Tuesday, November 13, 2007

Domestic Dynamics, Part II

Yeah, we're back on this again. I feel like yesterday's post started some things that need finishing - or at least some expanding...

So, studies have shown that despite men's increased involvement in matters of the home/family, women still put in more time and have more difficulty balancing family and work. Because women are recognizing the massive amounts of stress and sacrifice it takes to raise a child, they are more understanding of the decision to remain childless.

And now for the million dollar question: why are men are still spending less time parenting?
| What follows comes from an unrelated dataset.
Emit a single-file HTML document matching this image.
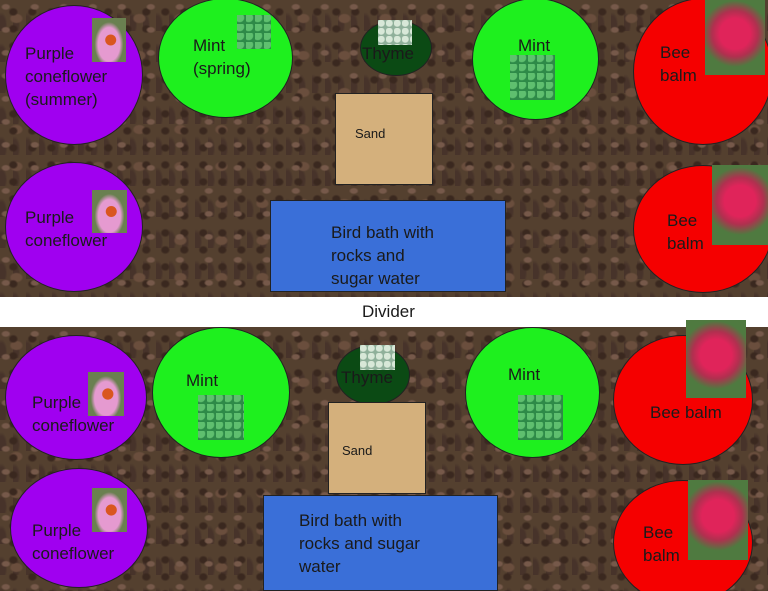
<!DOCTYPE html>
<html style="width:768px;height:591px;overflow:hidden"><head><meta charset="utf-8"><style>
*{margin:0;padding:0;box-sizing:border-box}
body{width:768px;height:591px;overflow:hidden;position:relative;font-family:"Liberation Sans",sans-serif;
background:#5a4234;}
.soil{position:absolute;left:0;width:768px;overflow:hidden;background:
radial-gradient(ellipse at 20% 30%,#76594a 0 3px,transparent 5px) 0 0/29px 23px,
radial-gradient(ellipse at 70% 70%,#3a281f 0 3px,transparent 5px) 0 0/19px 17px,
radial-gradient(ellipse at 40% 50%,#6a4e3d 0 5px,transparent 7px) 0 0/41px 37px,
radial-gradient(ellipse at 10% 80%,#47332a 0 4px,transparent 6px) 0 0/13px 31px,#54402f;}
.e{position:absolute;border-radius:50%;border:1px solid #222}
.r{position:absolute;border:1px solid #222}
.t{position:absolute;color:#1a1a1a;font-size:17px;line-height:23px}
.img{position:absolute}
.cone{background:radial-gradient(circle at 55% 50%,#d9561f 0 18%,transparent 20%),radial-gradient(ellipse at 50% 60%,#e59ad0 0 45%,#6a8050 60%)}
.mint{background:radial-gradient(circle at 30% 30%,#5fbf6f 0 4px,transparent 5px) 0 0/9px 9px,#2e8a48}
.thy{background:radial-gradient(circle at 40% 40%,#d8e8d8 0 3px,transparent 4px) 0 0/8px 8px,#8fb09a}
.bee{background:radial-gradient(circle at 50% 45%,#e0245a 0 30%,#b0304f 45%,#4f7a40 65%)}
.sand{background:#d4b07c}
</style></head><body>
<div class="soil" style="top:0;height:297px"></div>
<div style="position:absolute;top:297px;left:0;width:768px;height:30px;background:#fff"></div>
<div class="t" style="top:300px;left:362px;font-size:17px">Divider</div>
<div class="soil" style="top:327px;height:264px"></div>

<div class="e" style="left:5px;top:5px;width:138px;height:140px;background:#a000f0"></div>
<div class="img cone" style="left:92px;top:18px;width:34px;height:44px"></div>
<div class="t" style="left:25px;top:42px">Purple<br>coneflower<br>(summer)</div>

<div class="e" style="left:158px;top:-2px;width:135px;height:120px;background:#1ef01e"></div>
<div class="img mint" style="left:237px;top:15px;width:34px;height:34px"></div>
<div class="t" style="left:193px;top:34px">Mint<br>(spring)</div>

<div class="e" style="left:360px;top:20px;width:72px;height:56px;background:#0b4a14"></div>
<div class="img thy" style="left:378px;top:20px;width:34px;height:25px"></div>
<div class="t" style="left:362px;top:42px">Thyme</div>

<div class="e" style="left:472px;top:-2px;width:127px;height:122px;background:#1ef01e"></div>
<div class="img mint" style="left:510px;top:55px;width:45px;height:45px"></div>
<div class="t" style="left:518px;top:34px">Mint</div>

<div class="e" style="left:633px;top:-2px;width:140px;height:147px;background:#f50000"></div>
<div class="img bee" style="left:705px;top:0;width:60px;height:75px"></div>
<div class="t" style="left:660px;top:41px">Bee<br>balm</div>

<div class="r sand" style="left:335px;top:93px;width:98px;height:92px"></div>
<div class="t" style="left:355px;top:122px;font-size:13px">Sand</div>

<div class="e" style="left:5px;top:162px;width:138px;height:130px;background:#a000f0"></div>
<div class="img cone" style="left:92px;top:190px;width:35px;height:43px"></div>
<div class="t" style="left:25px;top:206px">Purple<br>coneflower</div>

<div class="r" style="left:270px;top:200px;width:236px;height:92px;background:#3a6fd8"></div>
<div class="t" style="left:331px;top:221px">Bird bath with<br>rocks and<br>sugar water</div>

<div class="e" style="left:633px;top:165px;width:140px;height:128px;background:#f50000"></div>
<div class="img bee" style="left:712px;top:165px;width:56px;height:80px"></div>
<div class="t" style="left:667px;top:209px">Bee<br>balm</div>

<div class="e" style="left:5px;top:335px;width:142px;height:125px;background:#a000f0"></div>
<div class="img cone" style="left:88px;top:372px;width:36px;height:44px"></div>
<div class="t" style="left:32px;top:391px">Purple<br>coneflower</div>

<div class="e" style="left:10px;top:468px;width:138px;height:120px;background:#a000f0"></div>
<div class="img cone" style="left:92px;top:488px;width:35px;height:44px"></div>
<div class="t" style="left:32px;top:519px">Purple<br>coneflower</div>

<div class="e" style="left:152px;top:327px;width:138px;height:131px;background:#1ef01e"></div>
<div class="img mint" style="left:198px;top:395px;width:46px;height:45px"></div>
<div class="t" style="left:186px;top:369px">Mint</div>

<div class="e" style="left:336px;top:345px;width:74px;height:60px;background:#0b4a14"></div>
<div class="img thy" style="left:360px;top:345px;width:35px;height:25px"></div>
<div class="t" style="left:341px;top:366px">Thyme</div>

<div class="r sand" style="left:328px;top:402px;width:98px;height:92px"></div>
<div class="t" style="left:342px;top:439px;font-size:13px">Sand</div>

<div class="e" style="left:465px;top:327px;width:135px;height:131px;background:#1ef01e"></div>
<div class="img mint" style="left:518px;top:395px;width:45px;height:45px"></div>
<div class="t" style="left:508px;top:363px">Mint</div>

<div class="e" style="left:613px;top:335px;width:140px;height:130px;background:#f50000"></div>
<div class="img bee" style="left:686px;top:320px;width:60px;height:78px"></div>
<div class="t" style="left:650px;top:401px">Bee balm</div>

<div class="r" style="left:263px;top:495px;width:235px;height:96px;background:#3a6fd8"></div>
<div class="t" style="left:299px;top:509px">Bird bath with<br>rocks and sugar<br>water</div>

<div class="e" style="left:613px;top:480px;width:140px;height:125px;background:#f50000"></div>
<div class="img bee" style="left:688px;top:480px;width:60px;height:80px"></div>
<div class="t" style="left:643px;top:521px">Bee<br>balm</div>
</body></html>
I do not have a deep-rooted hate for men (cause, let's clarify - that is not what feminism is about), so I refuse to believe men aren’t putting in the hours because they are miserable, heartless, and selfish Neanderthals.

So, what then? Is it work? Is parenting something men feel women do better? What affects how men and women parent?

On Businessweek.com, I found an excerpt from the book, "Work and Family – Allies Or Enemies?" by Stewart D. Friedman and Jeffrey H. Greenhaus. Friedman was the director of the Ford Motor Company’s Leadership Development Center from 1999-2001, and teaches at UPenn’s Wharton School of Business. Greenhaus is a professor of management at Drexel.

In their study of 861 professionals, Friedman and Greenhaus found that that on the whole, those who brought home higher incomes had lower parental performance.

"With all that money can buy for children, a high income still does not overcome a serious problem kids face when their parents (especially their fathers) are so psychologically involved in work that they cannot attend well to the demands of being a parent."

Interestingly, income levels affected men and women differently when they evaluated their own parenting skills.

"Mothers who want money and power from their careers feel that their children receive higher-quality care than do mothers who have lower career aspirations and who care less about wealth. Yet it is the opposite for fathers: the less a father aspires to hierarchical advancement, the better he feels about his performance as a parent. And the lower the value a father places on wealth, the better he feels about the care his children receive."

F&G say that women who have high aspirations for career success have higher self-esteem, which "enhances her capacity to care for her children and to arrange for effective childcare." Conversely, men who aren’t as work-centered feel they are better parents because they are more available to their families.

But the authors remind us that just because you make a lot of money doesn’t mean you’re doomed to be a lousy parent. "What is really operating here is that intense psychological involvement in career leads to the perception of lower parental performance."

It’s not the income itself, but the associations we have around higher salaries (i.e. I put in a ton of hours and sacrificed a lot for this). What really determines one’s parenting is the flexibility of their job, how good they feel about their work, and being in an environment that is sensitive to personal and family needs.

So, maybe it’s simply the high-powered, high-earning execs that aren’t stepping up when it comes to the kids? And just because they’re not putting in as much time as their wives, that doesn’t necessarily mean, a) they don’t want to; and b) they don’t feel bad about it.

After all that, I really don’t think I answered the question at all. Not like I expected this post to be the end-all of the debate. If I had the answer to unequal parenting, I’d probably be doing something much more lucrative than writing this blog. It’s a step, though – to understanding what affects men and women and how they operate in and out of the home.